From the first line of the listing below, retype each line up to and including the one with "from matplotlib.patches import Rectangle"; pictures stay out.

═════ SUPPLIED MATERIAL ═════

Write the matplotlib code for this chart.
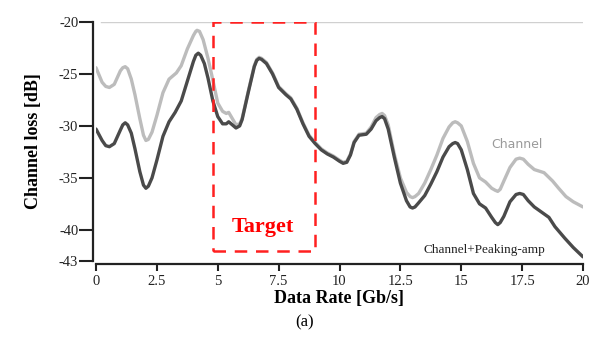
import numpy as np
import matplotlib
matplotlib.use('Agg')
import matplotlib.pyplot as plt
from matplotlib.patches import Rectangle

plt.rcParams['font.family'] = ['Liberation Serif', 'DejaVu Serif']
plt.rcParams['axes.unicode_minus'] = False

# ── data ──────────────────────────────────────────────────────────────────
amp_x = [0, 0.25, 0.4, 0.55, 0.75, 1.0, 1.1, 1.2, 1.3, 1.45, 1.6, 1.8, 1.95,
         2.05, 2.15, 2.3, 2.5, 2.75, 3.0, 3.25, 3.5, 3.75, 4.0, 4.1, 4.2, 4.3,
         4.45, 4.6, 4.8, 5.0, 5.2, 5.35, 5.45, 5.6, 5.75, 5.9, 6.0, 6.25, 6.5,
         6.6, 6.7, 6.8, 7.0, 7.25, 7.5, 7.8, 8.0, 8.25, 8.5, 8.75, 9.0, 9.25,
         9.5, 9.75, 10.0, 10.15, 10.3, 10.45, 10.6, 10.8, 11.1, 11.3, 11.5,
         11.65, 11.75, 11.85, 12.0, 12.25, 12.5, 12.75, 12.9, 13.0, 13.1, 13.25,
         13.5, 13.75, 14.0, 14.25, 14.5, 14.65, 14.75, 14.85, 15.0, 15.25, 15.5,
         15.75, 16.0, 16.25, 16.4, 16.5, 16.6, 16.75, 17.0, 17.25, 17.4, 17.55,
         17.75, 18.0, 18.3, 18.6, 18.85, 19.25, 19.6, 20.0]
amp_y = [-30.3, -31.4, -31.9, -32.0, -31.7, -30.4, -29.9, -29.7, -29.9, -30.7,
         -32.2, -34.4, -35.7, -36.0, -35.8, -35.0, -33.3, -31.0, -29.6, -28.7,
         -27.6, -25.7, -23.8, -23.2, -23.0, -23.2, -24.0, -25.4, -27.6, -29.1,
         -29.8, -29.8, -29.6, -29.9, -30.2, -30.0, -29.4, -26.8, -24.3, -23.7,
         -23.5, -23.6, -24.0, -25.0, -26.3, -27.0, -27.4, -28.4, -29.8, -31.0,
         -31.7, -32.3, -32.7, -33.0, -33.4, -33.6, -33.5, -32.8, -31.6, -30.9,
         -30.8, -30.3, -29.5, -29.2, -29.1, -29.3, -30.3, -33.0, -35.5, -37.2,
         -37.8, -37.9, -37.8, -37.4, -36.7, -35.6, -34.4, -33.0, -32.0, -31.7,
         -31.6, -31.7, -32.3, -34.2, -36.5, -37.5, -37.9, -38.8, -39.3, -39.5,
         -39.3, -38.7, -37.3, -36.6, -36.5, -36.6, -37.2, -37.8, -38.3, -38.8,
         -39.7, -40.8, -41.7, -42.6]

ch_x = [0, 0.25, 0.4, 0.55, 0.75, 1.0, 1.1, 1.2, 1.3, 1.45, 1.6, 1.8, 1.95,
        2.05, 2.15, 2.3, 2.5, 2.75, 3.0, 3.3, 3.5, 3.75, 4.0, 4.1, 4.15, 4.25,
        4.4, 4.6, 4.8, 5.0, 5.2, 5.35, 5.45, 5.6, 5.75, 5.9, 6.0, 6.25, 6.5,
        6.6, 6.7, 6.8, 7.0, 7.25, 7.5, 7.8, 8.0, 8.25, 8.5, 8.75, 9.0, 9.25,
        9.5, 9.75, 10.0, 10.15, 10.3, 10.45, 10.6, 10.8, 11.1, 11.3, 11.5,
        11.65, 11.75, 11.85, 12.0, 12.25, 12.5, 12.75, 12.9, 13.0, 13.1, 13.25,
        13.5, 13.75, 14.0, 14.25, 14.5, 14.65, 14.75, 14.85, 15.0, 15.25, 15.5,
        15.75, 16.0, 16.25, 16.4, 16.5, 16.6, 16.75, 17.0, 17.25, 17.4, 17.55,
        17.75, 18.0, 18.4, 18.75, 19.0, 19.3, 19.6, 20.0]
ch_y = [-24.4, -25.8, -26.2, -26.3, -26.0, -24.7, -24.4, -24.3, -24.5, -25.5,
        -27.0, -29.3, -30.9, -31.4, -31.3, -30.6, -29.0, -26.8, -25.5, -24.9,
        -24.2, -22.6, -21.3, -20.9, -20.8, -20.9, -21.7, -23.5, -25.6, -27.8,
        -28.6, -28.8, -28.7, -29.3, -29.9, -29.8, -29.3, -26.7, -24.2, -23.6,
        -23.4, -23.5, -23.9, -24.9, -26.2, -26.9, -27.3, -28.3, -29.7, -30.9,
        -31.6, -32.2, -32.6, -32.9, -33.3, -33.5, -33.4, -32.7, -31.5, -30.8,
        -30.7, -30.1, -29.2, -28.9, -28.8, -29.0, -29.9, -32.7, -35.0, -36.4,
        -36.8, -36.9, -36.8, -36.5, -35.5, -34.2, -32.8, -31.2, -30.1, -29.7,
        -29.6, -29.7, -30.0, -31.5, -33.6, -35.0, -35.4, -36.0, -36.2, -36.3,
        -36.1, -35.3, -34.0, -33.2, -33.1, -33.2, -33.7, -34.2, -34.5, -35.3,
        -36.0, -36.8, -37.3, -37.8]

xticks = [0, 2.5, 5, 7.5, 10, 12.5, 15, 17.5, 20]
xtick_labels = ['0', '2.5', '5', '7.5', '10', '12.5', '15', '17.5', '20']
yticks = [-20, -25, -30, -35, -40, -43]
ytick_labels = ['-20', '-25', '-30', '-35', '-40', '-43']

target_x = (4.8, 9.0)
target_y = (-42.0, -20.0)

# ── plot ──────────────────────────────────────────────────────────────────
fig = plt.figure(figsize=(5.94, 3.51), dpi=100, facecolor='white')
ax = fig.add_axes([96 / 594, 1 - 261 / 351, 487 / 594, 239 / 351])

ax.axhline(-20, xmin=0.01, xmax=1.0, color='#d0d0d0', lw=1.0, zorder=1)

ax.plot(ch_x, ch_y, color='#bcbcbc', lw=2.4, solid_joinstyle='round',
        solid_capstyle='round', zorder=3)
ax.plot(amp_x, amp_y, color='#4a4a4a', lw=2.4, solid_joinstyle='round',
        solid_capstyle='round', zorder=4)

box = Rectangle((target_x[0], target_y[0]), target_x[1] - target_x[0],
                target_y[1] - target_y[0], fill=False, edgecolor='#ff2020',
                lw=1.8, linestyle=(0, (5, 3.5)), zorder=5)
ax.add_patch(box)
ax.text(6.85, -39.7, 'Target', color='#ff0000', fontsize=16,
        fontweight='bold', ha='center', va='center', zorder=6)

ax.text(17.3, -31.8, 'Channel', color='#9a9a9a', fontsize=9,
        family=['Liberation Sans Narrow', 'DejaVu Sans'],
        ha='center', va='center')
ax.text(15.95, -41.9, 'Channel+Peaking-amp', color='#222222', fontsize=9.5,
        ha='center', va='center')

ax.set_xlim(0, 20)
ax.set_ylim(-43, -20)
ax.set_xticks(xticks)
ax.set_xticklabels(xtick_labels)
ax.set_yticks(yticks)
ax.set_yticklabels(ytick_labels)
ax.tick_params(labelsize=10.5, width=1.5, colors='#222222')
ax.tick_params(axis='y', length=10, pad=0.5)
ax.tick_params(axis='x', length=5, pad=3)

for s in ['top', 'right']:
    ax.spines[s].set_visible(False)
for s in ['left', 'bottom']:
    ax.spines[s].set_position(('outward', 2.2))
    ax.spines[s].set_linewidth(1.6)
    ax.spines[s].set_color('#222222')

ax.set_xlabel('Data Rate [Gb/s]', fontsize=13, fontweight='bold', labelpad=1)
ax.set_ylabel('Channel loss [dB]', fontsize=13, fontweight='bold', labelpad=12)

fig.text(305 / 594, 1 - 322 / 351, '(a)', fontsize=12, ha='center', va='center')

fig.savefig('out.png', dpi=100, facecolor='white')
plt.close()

═════

OUTPUT:
Write the matplotlib code for this chart.
import numpy as np
import matplotlib
matplotlib.use('Agg')
import matplotlib.pyplot as plt
from matplotlib.patches import Rectangle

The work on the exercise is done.